### Given instruction
Return each line that holds the word "this".

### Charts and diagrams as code
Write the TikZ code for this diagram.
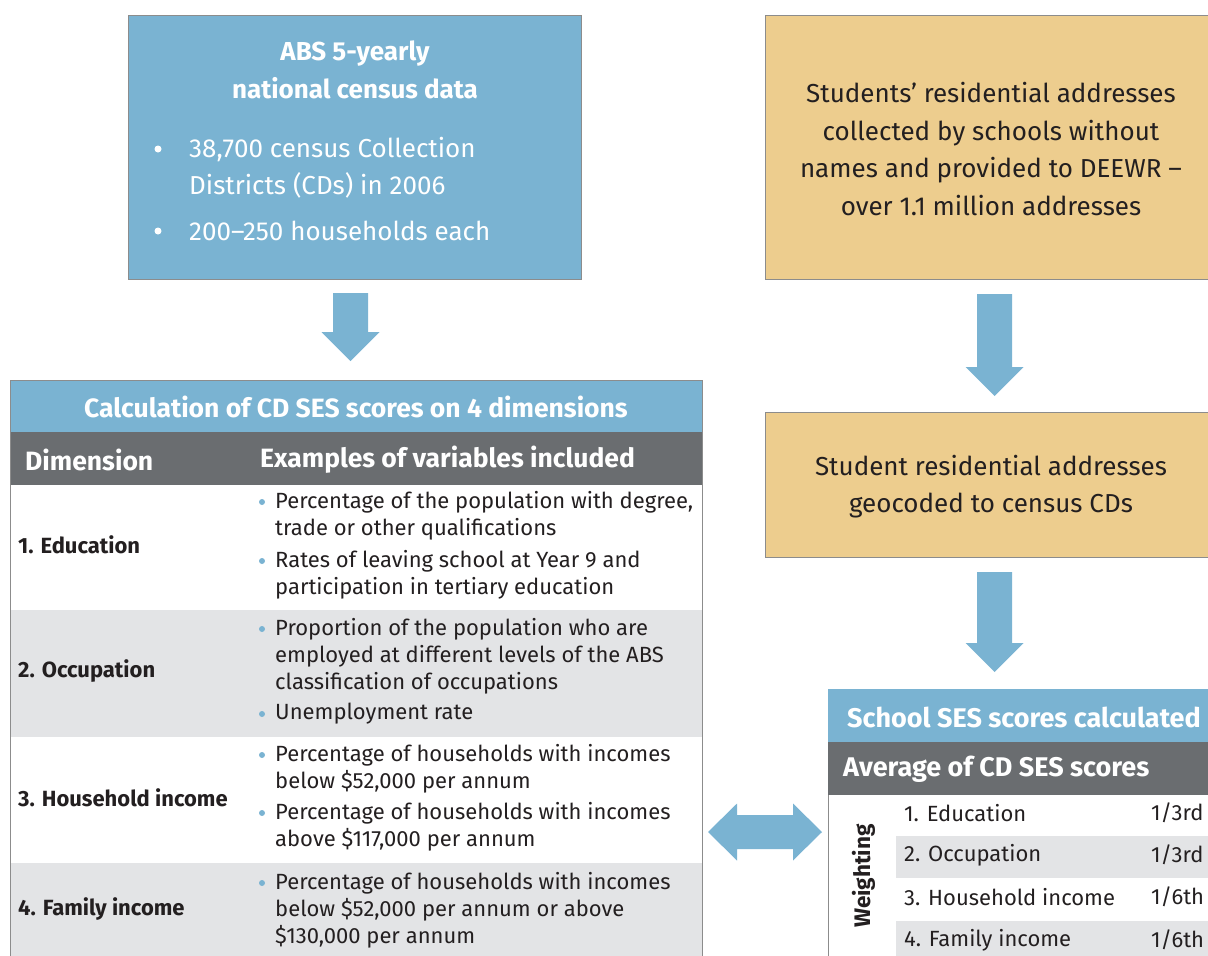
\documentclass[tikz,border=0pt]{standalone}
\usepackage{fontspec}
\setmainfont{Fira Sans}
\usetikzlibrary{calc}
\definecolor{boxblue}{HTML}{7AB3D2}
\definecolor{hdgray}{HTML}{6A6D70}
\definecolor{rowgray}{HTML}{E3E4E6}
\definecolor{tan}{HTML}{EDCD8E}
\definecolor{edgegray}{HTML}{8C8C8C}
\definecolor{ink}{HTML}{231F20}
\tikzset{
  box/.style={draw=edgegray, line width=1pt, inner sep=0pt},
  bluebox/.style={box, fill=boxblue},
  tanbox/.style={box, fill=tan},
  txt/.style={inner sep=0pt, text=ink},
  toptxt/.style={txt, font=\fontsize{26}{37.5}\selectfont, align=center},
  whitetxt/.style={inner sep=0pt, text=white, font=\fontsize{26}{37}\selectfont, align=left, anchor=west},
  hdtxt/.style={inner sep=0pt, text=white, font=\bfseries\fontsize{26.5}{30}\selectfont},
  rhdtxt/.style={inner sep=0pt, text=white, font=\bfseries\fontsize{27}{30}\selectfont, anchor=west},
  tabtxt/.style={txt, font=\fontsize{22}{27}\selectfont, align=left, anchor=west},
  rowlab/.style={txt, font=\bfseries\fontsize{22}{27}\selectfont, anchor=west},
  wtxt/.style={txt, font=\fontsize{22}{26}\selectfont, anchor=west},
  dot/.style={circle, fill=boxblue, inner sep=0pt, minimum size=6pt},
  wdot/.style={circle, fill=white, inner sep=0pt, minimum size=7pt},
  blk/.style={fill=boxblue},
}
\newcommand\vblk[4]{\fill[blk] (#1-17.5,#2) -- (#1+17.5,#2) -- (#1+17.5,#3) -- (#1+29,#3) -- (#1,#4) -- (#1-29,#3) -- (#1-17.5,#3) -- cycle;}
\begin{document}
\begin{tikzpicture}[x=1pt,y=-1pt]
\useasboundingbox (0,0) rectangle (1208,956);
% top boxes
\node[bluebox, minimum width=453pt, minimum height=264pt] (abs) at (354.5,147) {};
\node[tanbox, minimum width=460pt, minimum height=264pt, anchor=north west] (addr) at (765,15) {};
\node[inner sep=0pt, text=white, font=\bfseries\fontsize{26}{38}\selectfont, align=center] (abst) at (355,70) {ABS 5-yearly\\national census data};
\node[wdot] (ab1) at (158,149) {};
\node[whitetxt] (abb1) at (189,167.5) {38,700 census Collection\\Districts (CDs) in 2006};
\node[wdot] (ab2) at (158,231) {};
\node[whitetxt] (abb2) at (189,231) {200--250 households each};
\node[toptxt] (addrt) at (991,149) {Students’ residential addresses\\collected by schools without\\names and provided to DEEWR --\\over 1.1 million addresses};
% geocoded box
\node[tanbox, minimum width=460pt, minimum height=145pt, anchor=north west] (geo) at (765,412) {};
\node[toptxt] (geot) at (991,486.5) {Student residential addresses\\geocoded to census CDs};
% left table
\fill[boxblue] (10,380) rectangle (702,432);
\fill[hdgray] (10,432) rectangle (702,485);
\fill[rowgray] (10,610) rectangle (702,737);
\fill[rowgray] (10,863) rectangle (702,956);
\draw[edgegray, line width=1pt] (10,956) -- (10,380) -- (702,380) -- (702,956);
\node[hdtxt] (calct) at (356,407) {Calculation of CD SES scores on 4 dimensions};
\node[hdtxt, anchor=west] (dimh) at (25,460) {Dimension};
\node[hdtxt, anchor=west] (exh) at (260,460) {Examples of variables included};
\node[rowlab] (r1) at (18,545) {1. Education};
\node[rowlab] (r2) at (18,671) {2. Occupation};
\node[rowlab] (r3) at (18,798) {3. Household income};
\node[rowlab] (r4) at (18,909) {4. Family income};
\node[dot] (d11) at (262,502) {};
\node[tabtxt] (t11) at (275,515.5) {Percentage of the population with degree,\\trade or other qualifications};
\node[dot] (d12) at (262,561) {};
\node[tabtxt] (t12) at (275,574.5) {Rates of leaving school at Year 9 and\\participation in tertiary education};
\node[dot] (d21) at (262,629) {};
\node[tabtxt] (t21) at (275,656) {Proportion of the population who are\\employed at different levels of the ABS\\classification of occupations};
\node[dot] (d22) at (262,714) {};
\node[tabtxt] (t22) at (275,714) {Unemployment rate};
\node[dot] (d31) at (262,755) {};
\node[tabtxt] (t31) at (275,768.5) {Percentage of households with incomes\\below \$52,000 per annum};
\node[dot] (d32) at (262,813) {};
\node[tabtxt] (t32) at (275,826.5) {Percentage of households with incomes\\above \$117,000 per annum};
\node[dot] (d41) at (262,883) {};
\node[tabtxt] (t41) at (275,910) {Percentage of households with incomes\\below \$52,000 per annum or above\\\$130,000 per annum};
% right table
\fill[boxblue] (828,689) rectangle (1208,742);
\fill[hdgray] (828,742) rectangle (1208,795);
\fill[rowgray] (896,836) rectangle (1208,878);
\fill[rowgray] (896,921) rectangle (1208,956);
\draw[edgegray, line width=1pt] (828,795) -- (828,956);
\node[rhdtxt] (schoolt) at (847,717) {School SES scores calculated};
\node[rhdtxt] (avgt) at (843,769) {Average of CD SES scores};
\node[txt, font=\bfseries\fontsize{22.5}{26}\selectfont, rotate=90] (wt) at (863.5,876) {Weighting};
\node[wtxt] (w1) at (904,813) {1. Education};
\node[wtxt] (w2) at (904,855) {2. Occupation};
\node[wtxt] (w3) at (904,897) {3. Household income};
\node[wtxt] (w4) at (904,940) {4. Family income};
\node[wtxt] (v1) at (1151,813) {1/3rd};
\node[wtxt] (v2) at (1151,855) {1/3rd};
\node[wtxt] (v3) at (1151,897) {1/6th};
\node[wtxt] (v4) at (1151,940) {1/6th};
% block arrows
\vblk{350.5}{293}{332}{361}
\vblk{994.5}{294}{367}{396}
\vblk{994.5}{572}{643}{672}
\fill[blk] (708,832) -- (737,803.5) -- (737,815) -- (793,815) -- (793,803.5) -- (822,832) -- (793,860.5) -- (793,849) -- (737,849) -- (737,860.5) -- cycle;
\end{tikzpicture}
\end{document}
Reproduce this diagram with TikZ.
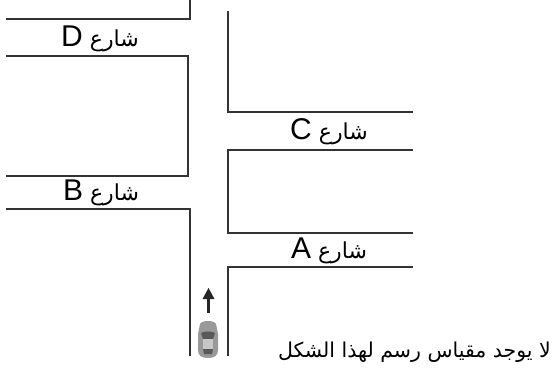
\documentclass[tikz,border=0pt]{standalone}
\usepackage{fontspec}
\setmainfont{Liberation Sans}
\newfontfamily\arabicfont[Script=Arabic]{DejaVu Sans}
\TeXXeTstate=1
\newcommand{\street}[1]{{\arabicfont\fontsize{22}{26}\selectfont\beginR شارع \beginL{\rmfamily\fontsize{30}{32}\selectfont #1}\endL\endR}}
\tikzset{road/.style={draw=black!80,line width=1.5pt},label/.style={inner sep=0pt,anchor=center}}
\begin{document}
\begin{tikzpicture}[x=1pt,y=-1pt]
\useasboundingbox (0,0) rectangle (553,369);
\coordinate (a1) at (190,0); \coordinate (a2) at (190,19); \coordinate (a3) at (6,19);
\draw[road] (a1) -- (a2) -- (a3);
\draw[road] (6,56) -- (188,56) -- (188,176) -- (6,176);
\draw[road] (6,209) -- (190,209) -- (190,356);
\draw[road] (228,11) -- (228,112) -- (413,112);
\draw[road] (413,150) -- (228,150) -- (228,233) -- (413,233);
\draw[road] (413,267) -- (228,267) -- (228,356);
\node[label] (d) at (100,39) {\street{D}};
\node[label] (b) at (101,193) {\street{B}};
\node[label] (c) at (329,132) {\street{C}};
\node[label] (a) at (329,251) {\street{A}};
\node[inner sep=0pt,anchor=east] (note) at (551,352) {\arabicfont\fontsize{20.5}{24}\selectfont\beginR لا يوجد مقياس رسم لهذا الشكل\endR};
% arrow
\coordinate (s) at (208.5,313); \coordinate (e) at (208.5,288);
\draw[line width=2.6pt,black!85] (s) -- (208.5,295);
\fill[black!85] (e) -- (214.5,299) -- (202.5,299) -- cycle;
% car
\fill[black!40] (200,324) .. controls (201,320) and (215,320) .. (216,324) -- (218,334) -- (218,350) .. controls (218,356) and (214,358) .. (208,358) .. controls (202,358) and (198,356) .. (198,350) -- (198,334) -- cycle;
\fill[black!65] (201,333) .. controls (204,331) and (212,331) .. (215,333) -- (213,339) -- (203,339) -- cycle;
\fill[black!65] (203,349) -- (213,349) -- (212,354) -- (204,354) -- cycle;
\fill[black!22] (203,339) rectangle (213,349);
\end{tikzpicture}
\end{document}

### Written answer
Write the TikZ code for this diagram.
Reproduce this diagram with TikZ.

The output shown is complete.